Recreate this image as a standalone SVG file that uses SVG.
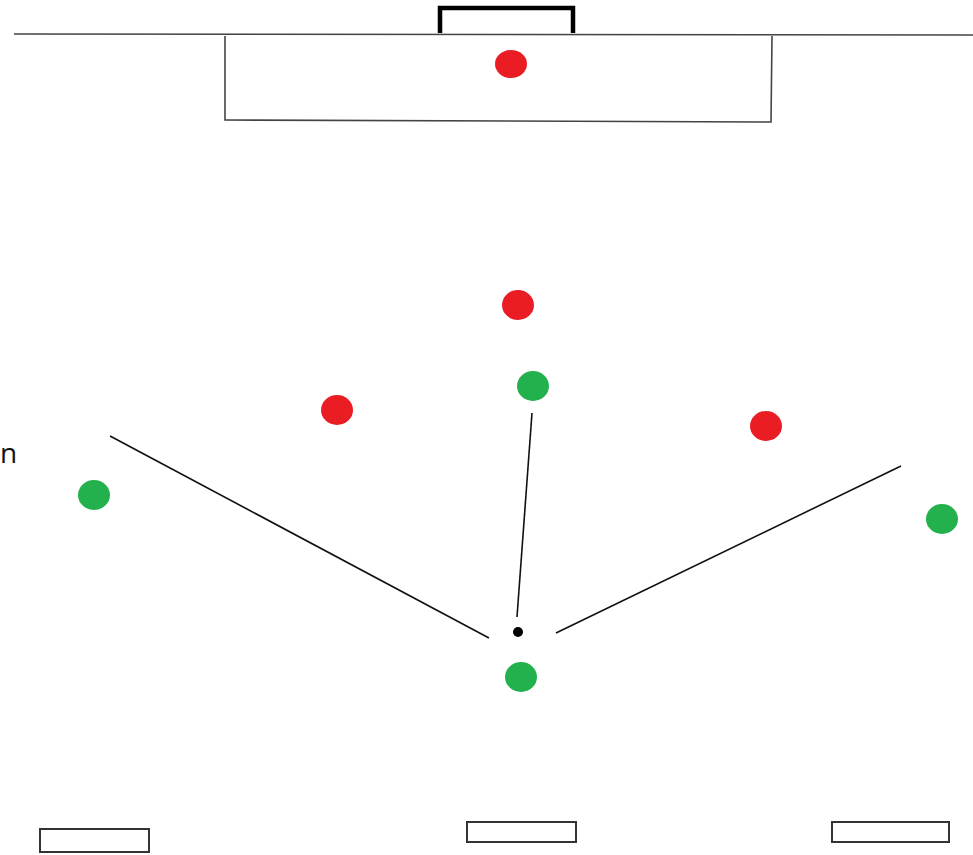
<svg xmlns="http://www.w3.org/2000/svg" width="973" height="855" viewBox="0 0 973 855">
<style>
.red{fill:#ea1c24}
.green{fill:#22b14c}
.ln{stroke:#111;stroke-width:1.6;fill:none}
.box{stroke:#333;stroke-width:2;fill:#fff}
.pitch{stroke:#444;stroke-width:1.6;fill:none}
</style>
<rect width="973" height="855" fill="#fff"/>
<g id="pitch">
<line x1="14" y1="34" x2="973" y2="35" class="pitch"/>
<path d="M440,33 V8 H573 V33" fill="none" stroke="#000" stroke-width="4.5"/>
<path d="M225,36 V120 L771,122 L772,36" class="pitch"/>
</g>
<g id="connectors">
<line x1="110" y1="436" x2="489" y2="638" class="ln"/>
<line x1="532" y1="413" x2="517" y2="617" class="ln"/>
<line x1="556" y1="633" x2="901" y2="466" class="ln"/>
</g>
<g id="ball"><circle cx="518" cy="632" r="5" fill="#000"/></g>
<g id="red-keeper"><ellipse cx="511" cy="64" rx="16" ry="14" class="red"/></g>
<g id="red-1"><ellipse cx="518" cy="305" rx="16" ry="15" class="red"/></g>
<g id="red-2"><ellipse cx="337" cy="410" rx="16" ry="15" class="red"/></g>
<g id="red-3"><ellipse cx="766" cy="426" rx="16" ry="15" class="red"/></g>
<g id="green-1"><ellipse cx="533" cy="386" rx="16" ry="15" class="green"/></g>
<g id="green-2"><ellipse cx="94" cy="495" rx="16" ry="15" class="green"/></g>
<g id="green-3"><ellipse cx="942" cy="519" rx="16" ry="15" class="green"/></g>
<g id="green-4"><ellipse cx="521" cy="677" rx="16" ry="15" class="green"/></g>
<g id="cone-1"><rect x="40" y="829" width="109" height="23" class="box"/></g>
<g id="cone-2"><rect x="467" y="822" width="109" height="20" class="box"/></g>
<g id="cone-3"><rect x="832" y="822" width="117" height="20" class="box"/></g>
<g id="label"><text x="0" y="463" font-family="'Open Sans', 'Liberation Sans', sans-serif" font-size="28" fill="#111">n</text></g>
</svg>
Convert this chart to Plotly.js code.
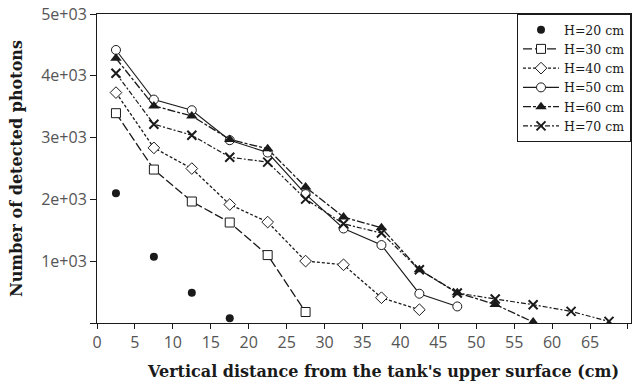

◆ ◆ ◆ ◆ ◆

### THE PROBLEM:
Are you able to set down all the lines above exactly, without any pictures?

### RESULT OF THIS EXERCISE:
Recreate this image as a standalone SVG file that uses SVG.
<svg xmlns="http://www.w3.org/2000/svg" width="973" height="855" viewBox="0 0 973 855">
<style>
.red{fill:#ea1c24}
.green{fill:#22b14c}
.ln{stroke:#111;stroke-width:1.6;fill:none}
.box{stroke:#333;stroke-width:2;fill:#fff}
.pitch{stroke:#444;stroke-width:1.6;fill:none}
</style>
<rect width="973" height="855" fill="#fff"/>
<g id="pitch">
<line x1="14" y1="34" x2="973" y2="35" class="pitch"/>
<path d="M440,33 V8 H573 V33" fill="none" stroke="#000" stroke-width="4.5"/>
<path d="M225,36 V120 L771,122 L772,36" class="pitch"/>
</g>
<g id="connectors">
<line x1="110" y1="436" x2="489" y2="638" class="ln"/>
<line x1="532" y1="413" x2="517" y2="617" class="ln"/>
<line x1="556" y1="633" x2="901" y2="466" class="ln"/>
</g>
<g id="ball"><circle cx="518" cy="632" r="5" fill="#000"/></g>
<g id="red-keeper"><ellipse cx="511" cy="64" rx="16" ry="14" class="red"/></g>
<g id="red-1"><ellipse cx="518" cy="305" rx="16" ry="15" class="red"/></g>
<g id="red-2"><ellipse cx="337" cy="410" rx="16" ry="15" class="red"/></g>
<g id="red-3"><ellipse cx="766" cy="426" rx="16" ry="15" class="red"/></g>
<g id="green-1"><ellipse cx="533" cy="386" rx="16" ry="15" class="green"/></g>
<g id="green-2"><ellipse cx="94" cy="495" rx="16" ry="15" class="green"/></g>
<g id="green-3"><ellipse cx="942" cy="519" rx="16" ry="15" class="green"/></g>
<g id="green-4"><ellipse cx="521" cy="677" rx="16" ry="15" class="green"/></g>
<g id="cone-1"><rect x="40" y="829" width="109" height="23" class="box"/></g>
<g id="cone-2"><rect x="467" y="822" width="109" height="20" class="box"/></g>
<g id="cone-3"><rect x="832" y="822" width="117" height="20" class="box"/></g>
<g id="label"><text x="0" y="463" font-family="'Open Sans', 'Liberation Sans', sans-serif" font-size="28" fill="#111">n</text></g>
</svg>
Convert this chart to Plotly.js code.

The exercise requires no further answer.